Em 1895, com a chegada da água encanada, o aqueduto foi demolido e o cais, construído em seu lugar. O chafariz foi desmontado e, em 1942, veio para a Praça, na época chamada dos Andradas. A casa da esquina, onde hoje é um posto de combustível, era do fotógrafo André Belo e ainda estava de pé nessa época (foto). O edifício São João ainda não havia sido construído.
A história
Único chafariz de pedra ainda existente no município, o Chafariz da Legalidade foi construído por ordem da Câmara Municipal para marcar o período em que São João del-Rei foi por 51 dias a capital da Província de Minas Gerais, entre 5 de abril e 22 de maio de 1833, durante a chamada Sedição Militar de Ouro Preto ou Revolta da Fumaça, numa referência ao forte nevoeiro que toma conta da cidade nessa época do ano.
O professor, escritor e pesquisador sanjoanense Antônio Gaio Sobrinho conta que nesse período o Brasil vivia um tempo de grande agitação política, durante o chamado período da Regência, que vai de 1831, quando D. Pedro I abdica do trono, até 1840, quando o filho dele, D. Pedro II, finalmente assume o império português, com 14 anos. Entre os dois reinados, uma série de revoltas eclode em diversas províncias brasileiras, como a Revolta dos Malês e Sabinada (BA), a Cabanagem (PA e AM), a Revolução Farroupilha (RS e SC) e a Balaiada (MA). A Revolta da Fumaça, em Ouro Preto, é uma dessas várias rebeliões contra o poder central e São João del-Rei sai em defesa da legalidade e pela manutenção do governo da província de Minas Gerais.
Entrevistado para o documentário do Mapa do Patrimônio sobre o Chafariz, o professor Gaio conta como foi a sedição militar de Ouro Preto, então capital da Província de Minas Gerais.
“Eles aproveitaram a ocasião em que o presidente de Minas, Manoel Inácio de Melo e Souza, se encontrava em Mariana e tomaram o poder. O vice-presidente, Bernardo Pereira de Vasconcelos, acabou viajando para o Rio e parando em Barbacena. Foi quando São João del-Rei soube dessa rebelião em Ouro Preto – a rebelião aconteceu no dia 23 de março e a notícia chegou à cidade no dia 27. Imediatamente a Câmara de São João del-Rei se posicionou em defesa do governo legal e se declarou em sessão permanente durante dez dias memoráveis, por sinal, e oficiou ao presidente e ao vice.
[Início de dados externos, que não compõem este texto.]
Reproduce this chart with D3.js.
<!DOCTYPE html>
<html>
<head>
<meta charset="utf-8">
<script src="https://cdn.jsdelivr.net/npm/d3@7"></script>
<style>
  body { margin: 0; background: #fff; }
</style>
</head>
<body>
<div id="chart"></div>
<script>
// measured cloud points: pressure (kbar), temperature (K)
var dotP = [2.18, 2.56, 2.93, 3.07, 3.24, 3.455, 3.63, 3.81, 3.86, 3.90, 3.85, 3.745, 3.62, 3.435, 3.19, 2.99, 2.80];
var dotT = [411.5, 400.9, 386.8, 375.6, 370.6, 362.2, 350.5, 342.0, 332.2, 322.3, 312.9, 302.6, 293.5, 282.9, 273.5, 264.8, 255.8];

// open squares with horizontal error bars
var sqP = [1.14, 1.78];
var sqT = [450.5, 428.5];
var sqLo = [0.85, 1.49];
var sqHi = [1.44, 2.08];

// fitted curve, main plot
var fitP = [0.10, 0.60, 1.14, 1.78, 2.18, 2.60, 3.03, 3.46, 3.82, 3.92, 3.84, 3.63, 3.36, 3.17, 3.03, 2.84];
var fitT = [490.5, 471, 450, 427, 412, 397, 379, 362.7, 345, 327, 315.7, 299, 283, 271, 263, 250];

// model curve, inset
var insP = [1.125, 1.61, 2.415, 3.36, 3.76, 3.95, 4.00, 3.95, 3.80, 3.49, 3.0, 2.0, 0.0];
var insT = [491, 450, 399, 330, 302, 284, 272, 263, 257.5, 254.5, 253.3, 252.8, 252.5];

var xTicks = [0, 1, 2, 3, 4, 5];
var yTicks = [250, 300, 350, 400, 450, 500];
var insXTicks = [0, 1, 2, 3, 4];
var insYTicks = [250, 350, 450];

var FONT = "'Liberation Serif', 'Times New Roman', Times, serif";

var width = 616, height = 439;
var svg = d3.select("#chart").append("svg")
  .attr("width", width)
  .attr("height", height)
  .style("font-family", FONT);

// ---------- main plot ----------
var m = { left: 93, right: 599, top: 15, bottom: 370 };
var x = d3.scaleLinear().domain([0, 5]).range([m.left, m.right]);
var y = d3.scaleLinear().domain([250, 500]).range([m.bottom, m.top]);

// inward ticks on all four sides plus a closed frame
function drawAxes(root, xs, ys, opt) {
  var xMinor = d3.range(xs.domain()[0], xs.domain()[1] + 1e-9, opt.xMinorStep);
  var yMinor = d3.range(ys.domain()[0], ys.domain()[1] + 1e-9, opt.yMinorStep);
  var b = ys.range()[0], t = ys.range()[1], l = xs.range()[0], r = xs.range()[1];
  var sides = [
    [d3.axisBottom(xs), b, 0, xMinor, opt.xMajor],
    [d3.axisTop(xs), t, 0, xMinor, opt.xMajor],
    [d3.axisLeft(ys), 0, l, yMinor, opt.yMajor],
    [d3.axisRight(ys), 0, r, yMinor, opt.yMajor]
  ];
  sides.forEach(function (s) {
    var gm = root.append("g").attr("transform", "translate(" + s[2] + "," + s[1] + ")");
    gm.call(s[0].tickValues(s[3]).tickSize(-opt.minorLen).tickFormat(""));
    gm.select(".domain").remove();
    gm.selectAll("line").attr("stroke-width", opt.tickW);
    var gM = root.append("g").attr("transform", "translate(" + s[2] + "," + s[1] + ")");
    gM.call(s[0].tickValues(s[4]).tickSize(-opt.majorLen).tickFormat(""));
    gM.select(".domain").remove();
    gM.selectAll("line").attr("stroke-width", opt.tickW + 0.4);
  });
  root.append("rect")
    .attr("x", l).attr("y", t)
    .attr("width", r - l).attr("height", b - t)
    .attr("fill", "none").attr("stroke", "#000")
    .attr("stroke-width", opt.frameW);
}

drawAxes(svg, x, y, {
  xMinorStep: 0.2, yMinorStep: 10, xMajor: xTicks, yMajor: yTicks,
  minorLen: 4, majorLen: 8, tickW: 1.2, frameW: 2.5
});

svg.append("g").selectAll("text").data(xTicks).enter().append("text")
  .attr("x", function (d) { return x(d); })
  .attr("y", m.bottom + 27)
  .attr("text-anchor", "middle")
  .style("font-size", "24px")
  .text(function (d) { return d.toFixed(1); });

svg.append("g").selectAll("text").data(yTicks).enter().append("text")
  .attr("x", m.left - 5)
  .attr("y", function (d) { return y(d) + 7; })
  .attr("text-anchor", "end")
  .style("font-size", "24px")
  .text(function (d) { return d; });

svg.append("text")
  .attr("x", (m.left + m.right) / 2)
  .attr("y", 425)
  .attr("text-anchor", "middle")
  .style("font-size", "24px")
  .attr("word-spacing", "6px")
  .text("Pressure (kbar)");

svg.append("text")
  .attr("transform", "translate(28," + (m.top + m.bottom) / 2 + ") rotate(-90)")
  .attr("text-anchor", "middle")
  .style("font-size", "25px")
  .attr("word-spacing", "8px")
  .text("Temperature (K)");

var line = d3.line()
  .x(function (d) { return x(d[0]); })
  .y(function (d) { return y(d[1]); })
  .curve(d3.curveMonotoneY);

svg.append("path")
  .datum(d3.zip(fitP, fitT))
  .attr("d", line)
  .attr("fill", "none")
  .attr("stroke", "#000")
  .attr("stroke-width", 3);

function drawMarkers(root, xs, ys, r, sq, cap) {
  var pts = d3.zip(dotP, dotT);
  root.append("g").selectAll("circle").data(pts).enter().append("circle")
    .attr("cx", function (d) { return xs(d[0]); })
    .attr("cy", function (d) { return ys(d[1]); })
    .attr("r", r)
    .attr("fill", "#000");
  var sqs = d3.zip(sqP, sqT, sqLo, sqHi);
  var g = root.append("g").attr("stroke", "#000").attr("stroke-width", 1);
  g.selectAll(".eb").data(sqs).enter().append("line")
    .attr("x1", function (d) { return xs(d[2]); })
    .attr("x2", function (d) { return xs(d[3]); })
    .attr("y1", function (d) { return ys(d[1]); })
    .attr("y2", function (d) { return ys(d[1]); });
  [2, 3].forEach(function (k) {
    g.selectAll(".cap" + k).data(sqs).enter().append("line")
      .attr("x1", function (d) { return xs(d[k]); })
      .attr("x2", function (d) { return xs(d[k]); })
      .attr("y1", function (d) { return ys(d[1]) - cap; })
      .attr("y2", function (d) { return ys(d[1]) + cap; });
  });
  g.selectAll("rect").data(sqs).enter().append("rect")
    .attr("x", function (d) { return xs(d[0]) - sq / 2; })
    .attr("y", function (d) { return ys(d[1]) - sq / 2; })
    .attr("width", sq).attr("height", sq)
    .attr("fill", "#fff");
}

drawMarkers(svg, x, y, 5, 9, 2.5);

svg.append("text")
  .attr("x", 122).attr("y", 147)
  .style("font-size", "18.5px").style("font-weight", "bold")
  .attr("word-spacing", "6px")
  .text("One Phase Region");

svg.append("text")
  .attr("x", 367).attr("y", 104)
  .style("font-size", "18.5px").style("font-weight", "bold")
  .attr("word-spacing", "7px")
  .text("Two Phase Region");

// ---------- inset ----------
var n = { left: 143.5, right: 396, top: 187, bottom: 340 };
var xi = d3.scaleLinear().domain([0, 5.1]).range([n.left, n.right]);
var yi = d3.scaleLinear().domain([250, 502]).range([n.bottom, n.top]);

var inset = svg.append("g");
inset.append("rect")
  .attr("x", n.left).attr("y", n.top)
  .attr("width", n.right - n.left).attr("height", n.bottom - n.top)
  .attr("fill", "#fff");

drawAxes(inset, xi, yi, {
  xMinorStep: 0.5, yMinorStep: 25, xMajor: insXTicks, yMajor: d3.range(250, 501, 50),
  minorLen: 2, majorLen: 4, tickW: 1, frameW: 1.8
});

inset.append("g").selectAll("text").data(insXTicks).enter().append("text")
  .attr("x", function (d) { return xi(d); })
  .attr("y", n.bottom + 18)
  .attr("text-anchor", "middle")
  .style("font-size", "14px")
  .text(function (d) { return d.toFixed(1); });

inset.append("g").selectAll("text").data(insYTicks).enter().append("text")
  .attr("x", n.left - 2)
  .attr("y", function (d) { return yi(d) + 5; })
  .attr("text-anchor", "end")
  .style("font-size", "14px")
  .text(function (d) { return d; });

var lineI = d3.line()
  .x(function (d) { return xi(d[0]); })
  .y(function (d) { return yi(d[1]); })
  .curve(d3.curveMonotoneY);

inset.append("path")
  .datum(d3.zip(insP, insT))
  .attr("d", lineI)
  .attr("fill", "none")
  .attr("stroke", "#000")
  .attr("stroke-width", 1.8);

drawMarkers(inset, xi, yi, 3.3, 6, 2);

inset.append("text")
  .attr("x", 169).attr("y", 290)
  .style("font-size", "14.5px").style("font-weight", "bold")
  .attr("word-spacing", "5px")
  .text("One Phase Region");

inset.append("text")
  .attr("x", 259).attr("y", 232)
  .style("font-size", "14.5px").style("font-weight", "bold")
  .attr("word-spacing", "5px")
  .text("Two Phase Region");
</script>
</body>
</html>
A Câmara foi a Barbacena em comissão para convidar o vice-presidente para vir a São João del-Rei para estabelecer aqui a capital. E ele veio. Então no dia 5 de abril se estabeleceu em São João del-Rei a capital de Minas Gerais. Cinco dias depois veio o próprio governador e também ficou daqui administrando o estado e organizando uma contraofensiva aos revoltosos de Ouro Preto, convocando todas as câmaras das vilas mineiras, que acorreram ao chamado dele. Organizou-se, então, uma força de 600 homens, que fizeram uma caminhada forçada e enfrentaram lá os sediciosos que devolveram a ele o poder. Com isso, São João del-Rei, no dia 26 de maio, entregou a Ouro Preto o poder da antiga capital.
No ano seguinte, em 1834, a câmara resolveu comemorar esse fato, que ela considerava uma sublime devoção à lei, em favor da legalidade, criando uma obra publica útil, que é o Chafariz da Legalidade.”
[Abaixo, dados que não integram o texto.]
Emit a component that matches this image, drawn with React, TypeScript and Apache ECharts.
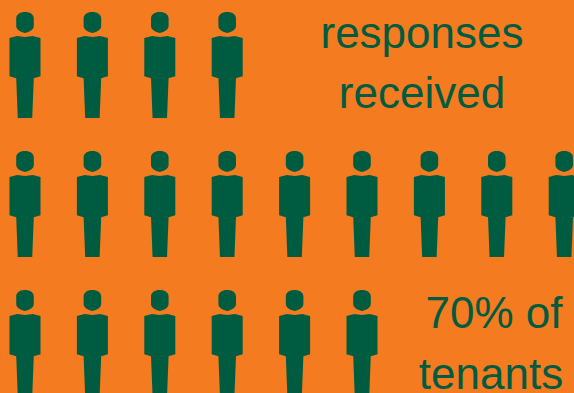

O risco do Chafariz da Legalidade, que traz o ano em que São João del-Rei foi capital da Província (1933) e o símbolo de Portugal (uma coroa), além de serpentes e carrancas, uma tipologia comum dos chafarizes deste período, é de Venâncio José do Espírito Santo, importante artista local, conforme recibos encontrados nos livros da Câmara Municipal.
A Revolta de Carrancas
Em um vídeo complementar a essa história, o professor Gaio conta ao Mapa do Patrimônio um pouco mais sobre as revoltas regenciais e lembra um fato marcante desse período em que São João del-Rei foi capital da Província, a Revolta de Carrancas.
Ele conta que um grupo de escravizados da região do Sul de Minas, próximo a Carrancas e a São Tomé das Letras, ao saber da Revolta em Ouro Preto, talvez imaginando que fosse um movimento pela libertação, como já começava a aparecer em alguns lugares do país, se rebelou contra a família Junqueira, dona das fazendas Campo Alegre, Bom Jardim e Bela Cruz, em que viviam.
O grupo assassinou toda a família, incluindo mulheres e crianças, numa chacina que marcou o período. Dezesseis negros rebeldes foram condenados à pena de morte na forca. Como São João del-Rei era, nessa ocasião, a capital da Província, acabou como palco desse enforcamento realizado no local que hoje é conhecido como Morro da Forca.
Fotos:
(Tombado pelo Conselho Municipal de Preservação do Patrimônio Cultural de São João del-Rei, em 7 de março de 2002. Processo 48, Decreto 2.763 confirmado pelo Decreto 9.670, de 7 de dezembro de 2021.)